** START Records for processing **

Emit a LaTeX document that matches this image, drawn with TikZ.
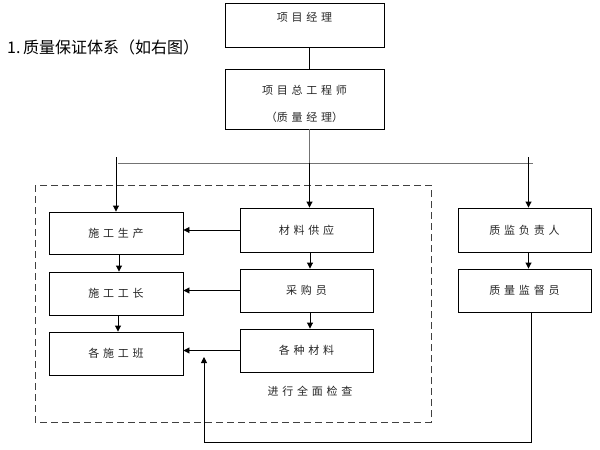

** END Records for processing **
** START Records for processing **

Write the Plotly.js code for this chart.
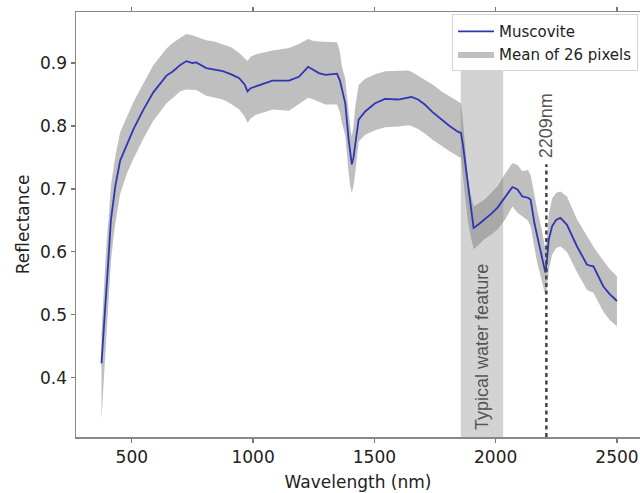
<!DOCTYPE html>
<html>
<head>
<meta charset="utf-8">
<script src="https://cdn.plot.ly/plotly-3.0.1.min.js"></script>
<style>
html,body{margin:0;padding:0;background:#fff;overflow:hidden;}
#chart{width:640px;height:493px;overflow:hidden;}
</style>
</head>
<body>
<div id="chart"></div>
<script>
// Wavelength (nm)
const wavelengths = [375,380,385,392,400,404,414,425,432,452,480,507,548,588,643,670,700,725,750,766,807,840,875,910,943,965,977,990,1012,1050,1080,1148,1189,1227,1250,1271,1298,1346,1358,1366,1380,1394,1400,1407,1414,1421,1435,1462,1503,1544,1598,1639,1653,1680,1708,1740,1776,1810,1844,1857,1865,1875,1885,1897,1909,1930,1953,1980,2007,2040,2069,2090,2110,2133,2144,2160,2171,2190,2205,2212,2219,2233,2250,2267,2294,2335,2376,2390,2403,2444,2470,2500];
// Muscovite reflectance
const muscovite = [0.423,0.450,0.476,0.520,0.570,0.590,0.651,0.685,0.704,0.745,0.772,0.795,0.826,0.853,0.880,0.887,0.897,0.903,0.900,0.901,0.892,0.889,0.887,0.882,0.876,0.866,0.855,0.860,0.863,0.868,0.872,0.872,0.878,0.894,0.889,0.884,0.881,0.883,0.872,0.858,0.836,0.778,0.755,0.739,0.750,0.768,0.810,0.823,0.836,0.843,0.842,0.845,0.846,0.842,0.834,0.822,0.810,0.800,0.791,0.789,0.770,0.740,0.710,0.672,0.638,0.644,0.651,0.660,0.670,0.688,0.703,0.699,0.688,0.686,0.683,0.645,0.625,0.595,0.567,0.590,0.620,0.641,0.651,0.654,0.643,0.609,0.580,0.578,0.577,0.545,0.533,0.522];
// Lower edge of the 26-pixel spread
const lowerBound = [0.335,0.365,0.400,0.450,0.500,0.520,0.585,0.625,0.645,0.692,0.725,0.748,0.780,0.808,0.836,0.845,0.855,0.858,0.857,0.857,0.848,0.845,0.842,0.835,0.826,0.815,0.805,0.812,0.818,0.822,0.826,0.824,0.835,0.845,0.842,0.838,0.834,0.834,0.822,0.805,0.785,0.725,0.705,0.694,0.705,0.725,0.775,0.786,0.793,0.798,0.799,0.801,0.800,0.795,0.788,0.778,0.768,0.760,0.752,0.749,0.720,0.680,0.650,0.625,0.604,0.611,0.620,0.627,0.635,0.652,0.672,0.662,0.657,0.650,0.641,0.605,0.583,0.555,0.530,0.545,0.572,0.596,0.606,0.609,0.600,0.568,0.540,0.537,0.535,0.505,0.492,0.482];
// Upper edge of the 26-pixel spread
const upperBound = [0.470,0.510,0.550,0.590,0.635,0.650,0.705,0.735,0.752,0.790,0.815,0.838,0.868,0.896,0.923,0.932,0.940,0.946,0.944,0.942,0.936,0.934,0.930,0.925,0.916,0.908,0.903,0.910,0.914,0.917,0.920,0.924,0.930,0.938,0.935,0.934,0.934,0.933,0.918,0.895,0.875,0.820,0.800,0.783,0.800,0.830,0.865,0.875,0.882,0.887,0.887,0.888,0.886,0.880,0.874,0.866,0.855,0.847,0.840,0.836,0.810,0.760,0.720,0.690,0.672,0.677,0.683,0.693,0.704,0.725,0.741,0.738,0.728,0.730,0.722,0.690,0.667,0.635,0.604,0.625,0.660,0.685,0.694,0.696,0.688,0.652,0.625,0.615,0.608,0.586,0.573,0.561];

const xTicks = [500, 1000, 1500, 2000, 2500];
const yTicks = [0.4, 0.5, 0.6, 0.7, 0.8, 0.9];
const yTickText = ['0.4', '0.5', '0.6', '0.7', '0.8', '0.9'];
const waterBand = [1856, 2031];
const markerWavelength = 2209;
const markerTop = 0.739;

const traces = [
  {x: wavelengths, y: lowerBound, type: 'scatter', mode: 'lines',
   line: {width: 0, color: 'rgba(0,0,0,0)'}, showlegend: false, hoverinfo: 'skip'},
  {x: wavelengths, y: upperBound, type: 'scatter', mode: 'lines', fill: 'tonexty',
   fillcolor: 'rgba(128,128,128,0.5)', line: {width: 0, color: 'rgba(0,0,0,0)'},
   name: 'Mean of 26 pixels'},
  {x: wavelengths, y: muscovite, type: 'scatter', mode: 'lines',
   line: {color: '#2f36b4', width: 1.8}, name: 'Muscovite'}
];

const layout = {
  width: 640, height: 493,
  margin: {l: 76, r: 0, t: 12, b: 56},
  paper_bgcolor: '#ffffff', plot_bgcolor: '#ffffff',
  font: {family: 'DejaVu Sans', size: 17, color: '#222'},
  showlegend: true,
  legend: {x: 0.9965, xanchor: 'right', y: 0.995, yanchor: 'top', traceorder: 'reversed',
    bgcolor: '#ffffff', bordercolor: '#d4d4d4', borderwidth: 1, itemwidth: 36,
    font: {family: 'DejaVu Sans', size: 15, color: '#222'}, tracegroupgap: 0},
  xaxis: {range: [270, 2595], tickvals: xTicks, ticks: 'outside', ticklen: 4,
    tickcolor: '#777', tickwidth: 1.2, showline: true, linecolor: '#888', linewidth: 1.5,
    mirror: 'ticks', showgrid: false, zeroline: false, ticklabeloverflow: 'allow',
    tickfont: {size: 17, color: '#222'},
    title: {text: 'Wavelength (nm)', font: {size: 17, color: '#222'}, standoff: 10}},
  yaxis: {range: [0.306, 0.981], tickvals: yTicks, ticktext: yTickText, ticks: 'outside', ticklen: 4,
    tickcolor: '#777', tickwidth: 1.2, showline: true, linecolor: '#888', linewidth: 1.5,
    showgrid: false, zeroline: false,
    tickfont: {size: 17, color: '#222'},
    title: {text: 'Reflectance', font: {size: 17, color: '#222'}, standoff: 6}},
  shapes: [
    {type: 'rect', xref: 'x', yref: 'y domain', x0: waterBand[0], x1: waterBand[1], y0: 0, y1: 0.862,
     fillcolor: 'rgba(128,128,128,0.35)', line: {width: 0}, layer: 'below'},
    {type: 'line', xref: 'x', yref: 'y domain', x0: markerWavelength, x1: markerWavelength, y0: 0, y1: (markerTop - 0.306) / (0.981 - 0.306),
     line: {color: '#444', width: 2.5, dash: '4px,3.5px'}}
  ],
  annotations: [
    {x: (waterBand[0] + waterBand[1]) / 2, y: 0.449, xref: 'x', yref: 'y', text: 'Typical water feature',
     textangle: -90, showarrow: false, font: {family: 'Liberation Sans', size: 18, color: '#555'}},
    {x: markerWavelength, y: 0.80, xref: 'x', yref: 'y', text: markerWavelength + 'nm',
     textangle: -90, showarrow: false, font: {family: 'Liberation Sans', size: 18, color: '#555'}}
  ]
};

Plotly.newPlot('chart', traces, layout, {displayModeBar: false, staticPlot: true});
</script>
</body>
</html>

** END Records for processing **
** START Records for processing **

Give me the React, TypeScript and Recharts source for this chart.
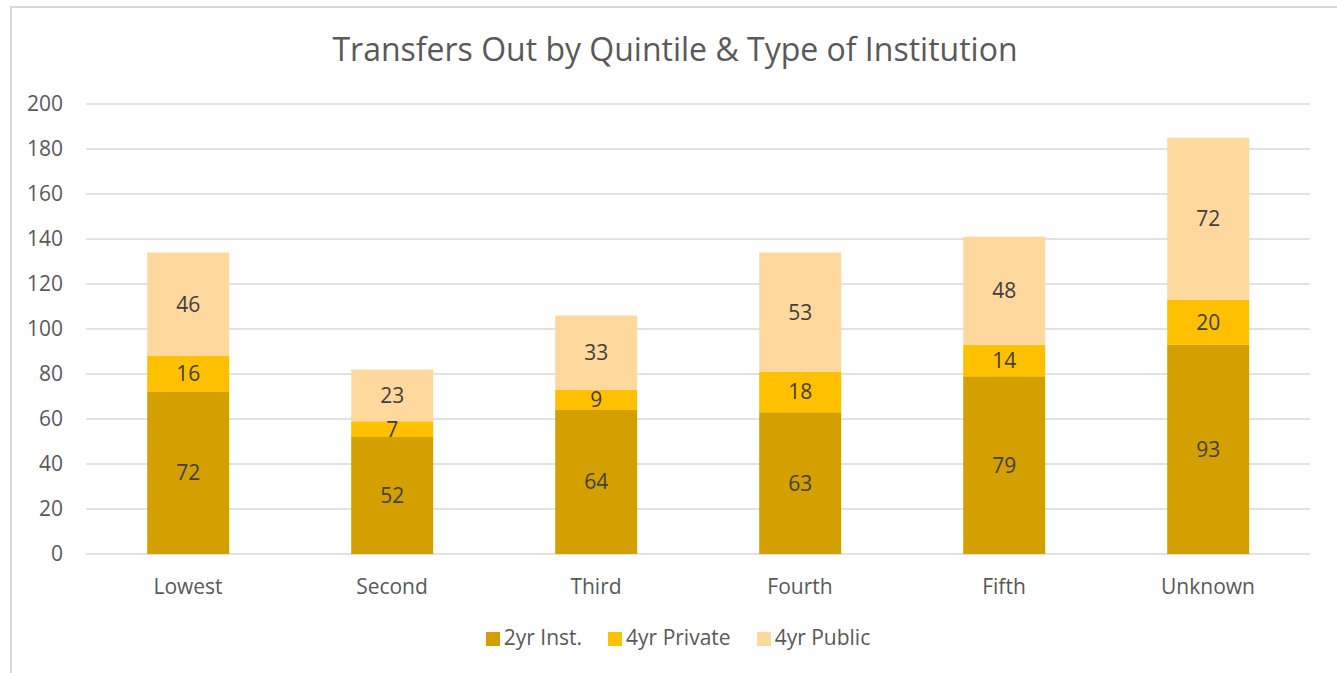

** END Records for processing **

Say how many lines of the data include the word "this". Nothing other than the number should be given.

## Exercise solution
3